■ **What you are asked to do**:
Starting at the top of the listing, extract every line up to and including the one with "const INK = '#231f20';". Pictures stay out of the copy.

--

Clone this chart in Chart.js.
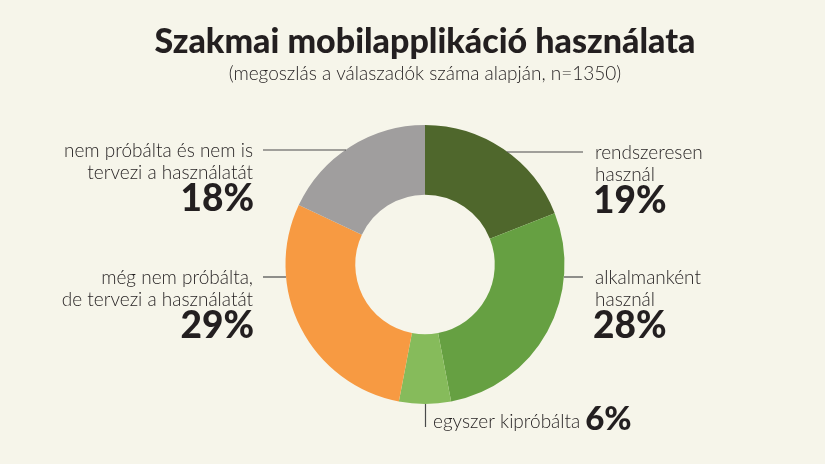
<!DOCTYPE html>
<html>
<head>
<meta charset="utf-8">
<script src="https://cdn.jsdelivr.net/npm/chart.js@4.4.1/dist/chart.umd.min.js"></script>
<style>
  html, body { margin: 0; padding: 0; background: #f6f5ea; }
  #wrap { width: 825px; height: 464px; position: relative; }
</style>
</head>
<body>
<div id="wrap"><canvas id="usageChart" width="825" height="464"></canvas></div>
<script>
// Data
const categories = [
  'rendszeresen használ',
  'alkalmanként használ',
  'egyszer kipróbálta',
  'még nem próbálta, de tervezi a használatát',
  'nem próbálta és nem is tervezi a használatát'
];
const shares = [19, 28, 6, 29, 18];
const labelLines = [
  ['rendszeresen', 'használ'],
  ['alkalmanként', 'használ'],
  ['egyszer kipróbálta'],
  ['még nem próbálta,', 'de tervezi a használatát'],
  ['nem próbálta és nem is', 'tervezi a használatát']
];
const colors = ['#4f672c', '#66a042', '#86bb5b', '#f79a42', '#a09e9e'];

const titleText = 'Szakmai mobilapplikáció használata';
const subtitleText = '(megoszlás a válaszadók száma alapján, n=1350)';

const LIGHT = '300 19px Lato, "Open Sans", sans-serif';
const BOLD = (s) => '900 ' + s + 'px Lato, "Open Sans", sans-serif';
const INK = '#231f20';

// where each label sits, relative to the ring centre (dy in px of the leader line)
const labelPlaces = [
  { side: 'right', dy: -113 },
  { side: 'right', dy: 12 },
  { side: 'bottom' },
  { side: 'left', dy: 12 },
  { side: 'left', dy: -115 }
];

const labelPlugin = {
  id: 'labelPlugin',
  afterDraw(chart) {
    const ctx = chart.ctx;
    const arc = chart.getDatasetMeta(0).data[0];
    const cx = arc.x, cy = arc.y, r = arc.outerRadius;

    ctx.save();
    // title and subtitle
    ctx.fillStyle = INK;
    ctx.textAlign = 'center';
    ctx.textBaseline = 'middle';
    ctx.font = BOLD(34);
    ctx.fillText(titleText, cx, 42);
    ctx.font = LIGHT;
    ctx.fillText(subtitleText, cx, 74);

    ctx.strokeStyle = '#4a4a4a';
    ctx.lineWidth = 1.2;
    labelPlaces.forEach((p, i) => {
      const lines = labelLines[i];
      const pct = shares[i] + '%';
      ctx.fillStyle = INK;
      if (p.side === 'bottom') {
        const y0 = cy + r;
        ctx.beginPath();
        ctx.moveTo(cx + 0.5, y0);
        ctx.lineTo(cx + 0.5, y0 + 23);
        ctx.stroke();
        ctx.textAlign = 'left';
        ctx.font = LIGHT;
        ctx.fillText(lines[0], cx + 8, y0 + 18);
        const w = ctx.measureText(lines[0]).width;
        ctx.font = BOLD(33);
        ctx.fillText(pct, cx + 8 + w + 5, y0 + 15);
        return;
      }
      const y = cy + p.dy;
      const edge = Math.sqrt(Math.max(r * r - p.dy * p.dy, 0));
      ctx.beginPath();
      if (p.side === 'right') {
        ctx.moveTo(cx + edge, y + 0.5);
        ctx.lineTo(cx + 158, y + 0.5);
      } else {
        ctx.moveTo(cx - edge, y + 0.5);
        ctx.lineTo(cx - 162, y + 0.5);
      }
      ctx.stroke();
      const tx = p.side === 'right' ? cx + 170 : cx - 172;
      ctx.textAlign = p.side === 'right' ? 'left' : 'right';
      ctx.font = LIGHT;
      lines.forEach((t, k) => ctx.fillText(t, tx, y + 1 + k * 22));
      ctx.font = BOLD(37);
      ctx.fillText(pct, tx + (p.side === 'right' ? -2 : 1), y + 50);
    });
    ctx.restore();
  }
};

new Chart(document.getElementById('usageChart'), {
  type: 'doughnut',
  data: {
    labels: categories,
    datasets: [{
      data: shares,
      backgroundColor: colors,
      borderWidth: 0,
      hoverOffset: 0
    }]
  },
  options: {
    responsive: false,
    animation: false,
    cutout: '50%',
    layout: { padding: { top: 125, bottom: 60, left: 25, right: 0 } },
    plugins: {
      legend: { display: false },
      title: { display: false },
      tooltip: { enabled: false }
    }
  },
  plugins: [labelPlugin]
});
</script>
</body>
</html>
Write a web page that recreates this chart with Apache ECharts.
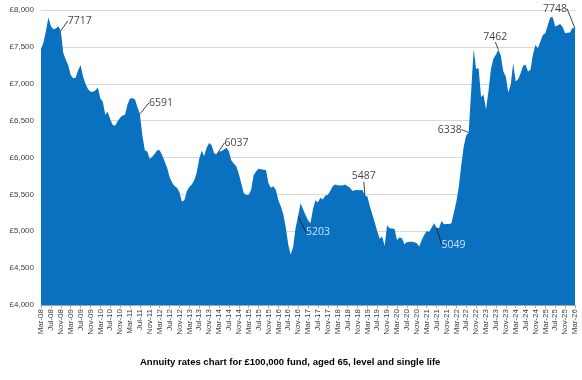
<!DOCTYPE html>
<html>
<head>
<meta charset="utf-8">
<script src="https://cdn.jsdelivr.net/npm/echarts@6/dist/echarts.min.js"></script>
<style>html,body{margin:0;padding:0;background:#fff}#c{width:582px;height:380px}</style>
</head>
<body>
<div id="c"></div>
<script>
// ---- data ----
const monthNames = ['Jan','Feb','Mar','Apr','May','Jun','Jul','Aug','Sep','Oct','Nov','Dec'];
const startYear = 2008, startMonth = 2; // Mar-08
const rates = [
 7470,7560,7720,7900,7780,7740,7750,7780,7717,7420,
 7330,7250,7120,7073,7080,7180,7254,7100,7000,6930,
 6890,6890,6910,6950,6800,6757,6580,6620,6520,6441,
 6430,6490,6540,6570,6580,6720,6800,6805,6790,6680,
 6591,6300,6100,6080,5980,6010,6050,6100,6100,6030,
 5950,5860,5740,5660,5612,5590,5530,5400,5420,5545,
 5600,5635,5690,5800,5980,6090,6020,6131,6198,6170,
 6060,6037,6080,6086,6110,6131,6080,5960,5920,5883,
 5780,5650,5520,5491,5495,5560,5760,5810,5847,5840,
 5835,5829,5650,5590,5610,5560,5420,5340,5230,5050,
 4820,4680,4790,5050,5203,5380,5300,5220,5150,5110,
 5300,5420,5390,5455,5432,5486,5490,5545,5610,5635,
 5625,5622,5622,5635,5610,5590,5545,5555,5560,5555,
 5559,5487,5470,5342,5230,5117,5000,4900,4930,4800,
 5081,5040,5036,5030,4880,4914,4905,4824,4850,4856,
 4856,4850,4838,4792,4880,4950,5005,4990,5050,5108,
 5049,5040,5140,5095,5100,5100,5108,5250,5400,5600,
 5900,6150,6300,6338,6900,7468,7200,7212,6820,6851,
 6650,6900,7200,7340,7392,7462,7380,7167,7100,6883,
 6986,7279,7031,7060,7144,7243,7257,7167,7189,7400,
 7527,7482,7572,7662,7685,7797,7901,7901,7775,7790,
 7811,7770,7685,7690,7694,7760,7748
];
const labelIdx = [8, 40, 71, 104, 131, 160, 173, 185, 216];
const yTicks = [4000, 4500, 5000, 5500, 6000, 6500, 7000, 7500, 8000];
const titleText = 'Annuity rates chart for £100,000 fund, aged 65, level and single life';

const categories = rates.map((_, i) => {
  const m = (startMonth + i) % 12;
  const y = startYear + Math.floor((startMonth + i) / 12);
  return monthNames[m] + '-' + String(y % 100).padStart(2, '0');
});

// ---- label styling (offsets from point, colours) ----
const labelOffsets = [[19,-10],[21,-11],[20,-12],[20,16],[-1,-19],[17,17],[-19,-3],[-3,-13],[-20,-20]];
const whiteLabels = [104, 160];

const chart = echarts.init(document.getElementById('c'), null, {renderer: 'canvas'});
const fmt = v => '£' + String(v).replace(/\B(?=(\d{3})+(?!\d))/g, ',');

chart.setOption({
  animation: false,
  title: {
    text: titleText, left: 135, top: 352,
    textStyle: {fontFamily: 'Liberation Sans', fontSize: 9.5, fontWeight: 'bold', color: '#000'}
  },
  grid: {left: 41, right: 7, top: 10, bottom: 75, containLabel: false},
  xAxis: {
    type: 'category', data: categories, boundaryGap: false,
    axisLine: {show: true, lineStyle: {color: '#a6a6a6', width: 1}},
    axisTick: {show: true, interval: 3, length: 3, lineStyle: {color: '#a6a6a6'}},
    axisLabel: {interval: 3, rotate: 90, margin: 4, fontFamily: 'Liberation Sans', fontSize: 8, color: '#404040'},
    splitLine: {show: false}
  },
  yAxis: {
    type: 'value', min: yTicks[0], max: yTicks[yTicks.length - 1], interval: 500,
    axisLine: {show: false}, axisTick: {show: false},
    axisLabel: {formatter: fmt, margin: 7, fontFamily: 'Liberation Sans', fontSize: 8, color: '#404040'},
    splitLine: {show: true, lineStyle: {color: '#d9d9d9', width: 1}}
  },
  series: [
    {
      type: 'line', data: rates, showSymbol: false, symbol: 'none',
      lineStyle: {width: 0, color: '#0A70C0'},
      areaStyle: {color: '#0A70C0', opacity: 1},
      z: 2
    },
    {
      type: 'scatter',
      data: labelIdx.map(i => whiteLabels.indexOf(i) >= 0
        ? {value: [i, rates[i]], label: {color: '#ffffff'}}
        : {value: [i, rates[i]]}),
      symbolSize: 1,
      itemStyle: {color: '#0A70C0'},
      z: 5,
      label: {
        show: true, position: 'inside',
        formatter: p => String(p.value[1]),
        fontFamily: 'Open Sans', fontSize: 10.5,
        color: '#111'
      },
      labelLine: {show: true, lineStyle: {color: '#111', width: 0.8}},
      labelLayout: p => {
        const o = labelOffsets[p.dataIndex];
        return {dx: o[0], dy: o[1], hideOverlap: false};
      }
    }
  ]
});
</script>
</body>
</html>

--

■ **Solution to this exercise**:
Clone this chart in Chart.js.
<!DOCTYPE html>
<html>
<head>
<meta charset="utf-8">
<script src="https://cdn.jsdelivr.net/npm/chart.js@4.4.1/dist/chart.umd.min.js"></script>
<style>
  html, body { margin: 0; padding: 0; background: #f6f5ea; }
  #wrap { width: 825px; height: 464px; position: relative; }
</style>
</head>
<body>
<div id="wrap"><canvas id="usageChart" width="825" height="464"></canvas></div>
<script>
// Data
const categories = [
  'rendszeresen használ',
  'alkalmanként használ',
  'egyszer kipróbálta',
  'még nem próbálta, de tervezi a használatát',
  'nem próbálta és nem is tervezi a használatát'
];
const shares = [19, 28, 6, 29, 18];
const labelLines = [
  ['rendszeresen', 'használ'],
  ['alkalmanként', 'használ'],
  ['egyszer kipróbálta'],
  ['még nem próbálta,', 'de tervezi a használatát'],
  ['nem próbálta és nem is', 'tervezi a használatát']
];
const colors = ['#4f672c', '#66a042', '#86bb5b', '#f79a42', '#a09e9e'];

const titleText = 'Szakmai mobilapplikáció használata';
const subtitleText = '(megoszlás a válaszadók száma alapján, n=1350)';

const LIGHT = '300 19px Lato, "Open Sans", sans-serif';
const BOLD = (s) => '900 ' + s + 'px Lato, "Open Sans", sans-serif';
const INK = '#231f20';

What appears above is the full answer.